The lawn ranger

I have a confession to make.

Today, I mowed my lawn. This actually entails two confessions—one, that I actually own a lawn, and two, that the patch of grass gets regularly mowed with a gas-powered Toro. (Note the intentional use of passive voice—he who regularly does said mowing is currently out of town.)

Why the confessional tone? Lots of people mow their lawns, and those who don’t are frequently the subjects of neighborly dismay or hostility. But I am one of those in the growing anti-lawn movement spreading across the country. I agree with critics who see lawns as ecological wastelands, sucking up vast quantities of clean water and oil-based fertilizers and herbicides to maintain some vestigial fantasy of the wide-open grasslands. You know, the ones destroyed to make way for our relentless suburban sprawl. Oh yeah, and don’t get me started on the gas-powered mowers themselves. Outside the purview of most clean-air laws, mowers pour several times more pollutants into the air than automobiles.

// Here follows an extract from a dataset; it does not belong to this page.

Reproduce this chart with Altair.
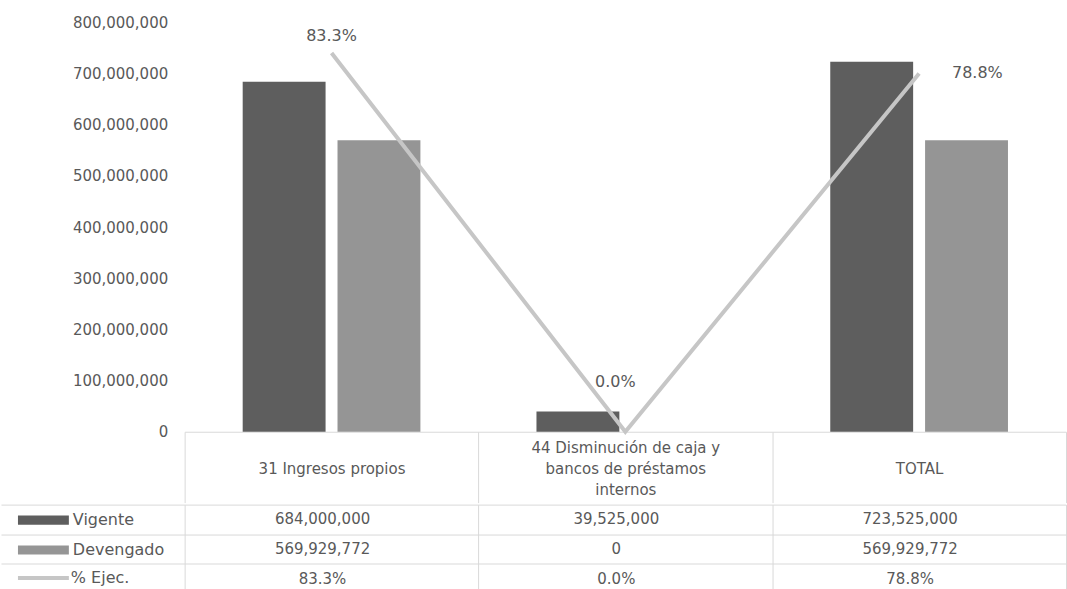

Not that I’m a fan of the rockscapes that started replacing lawns in the 1970s. Those heat sinks are devoid of even lawns’ limited redeeming qualities, like the ability to process carbon and cool the houses around them. But the xeriscaping design advances of the past two decades have generated some truly lovely alternatives to the lawn or the gravel pit. In my backyard, the previous owners completely replaced the lawn with planting beds and meandering decomposed-granite paths. Even better is the resurgence of edible landscapes—like the old kitchen gardens in Europe and the East Coast—permaculture designs creating biodiversity, food and loveliness with a fraction of the water use and none of the petrochemicals.

My ideas about lawns put me squarely at odds with my dad, who, other than this fixation, is an intelligent and funny man. For him, though, lawns are no mere aesthetic matter. They signify broad moral codes: responsibility, discipline, stewardship. In our arid West, a well-watered and manicured lawn is an oasis in the wilderness. A neighborhood is easily read by the number of well-kept lawns.

Wrassling with the Toro this morning, I reflected on this lawn-o-philia, which I hazard to say is a peculiarly white-guy passion. My dad was never big on mechanics, being much more of a thinker than a tinkerer, but I think he always did get a big manly thrill from getting that old engine up and running, sweating through a hot afternoon of ground-cover subjugation. I remember being told as a child to stay very far away from the lawn mower in action—a rock could shoot out from it and nail me square between the eyes. Which probably helps to explain my own distaste for the process of lawn mowing altogether. I wonder if the inherent danger of lawn mowers isn’t part of their perverse appeal for some guys. They are certainly plastered all over with stern warnings and graphic depictions of potential dismemberment and other deadly hazards. I discovered it’s true, as environmental journalist Michael Pollan and others have speculated, that controlling a lawn mower feels like a diminutive re-enactment of the Western conquest—harvesting grain to feed the masses, or what have you. But it is one thing to consider an idea in the abstract and another thing to experience it physically. I’ve been avoiding having to deal with the lawn in front of the house—basically pretending it isn’t there, as I go about my business, puttering in the back yard. As with so many other dimensions of life that require change, it takes that direct experience to move from thought to action. So now, if you’ll excuse me, I’m off to buy a push mower.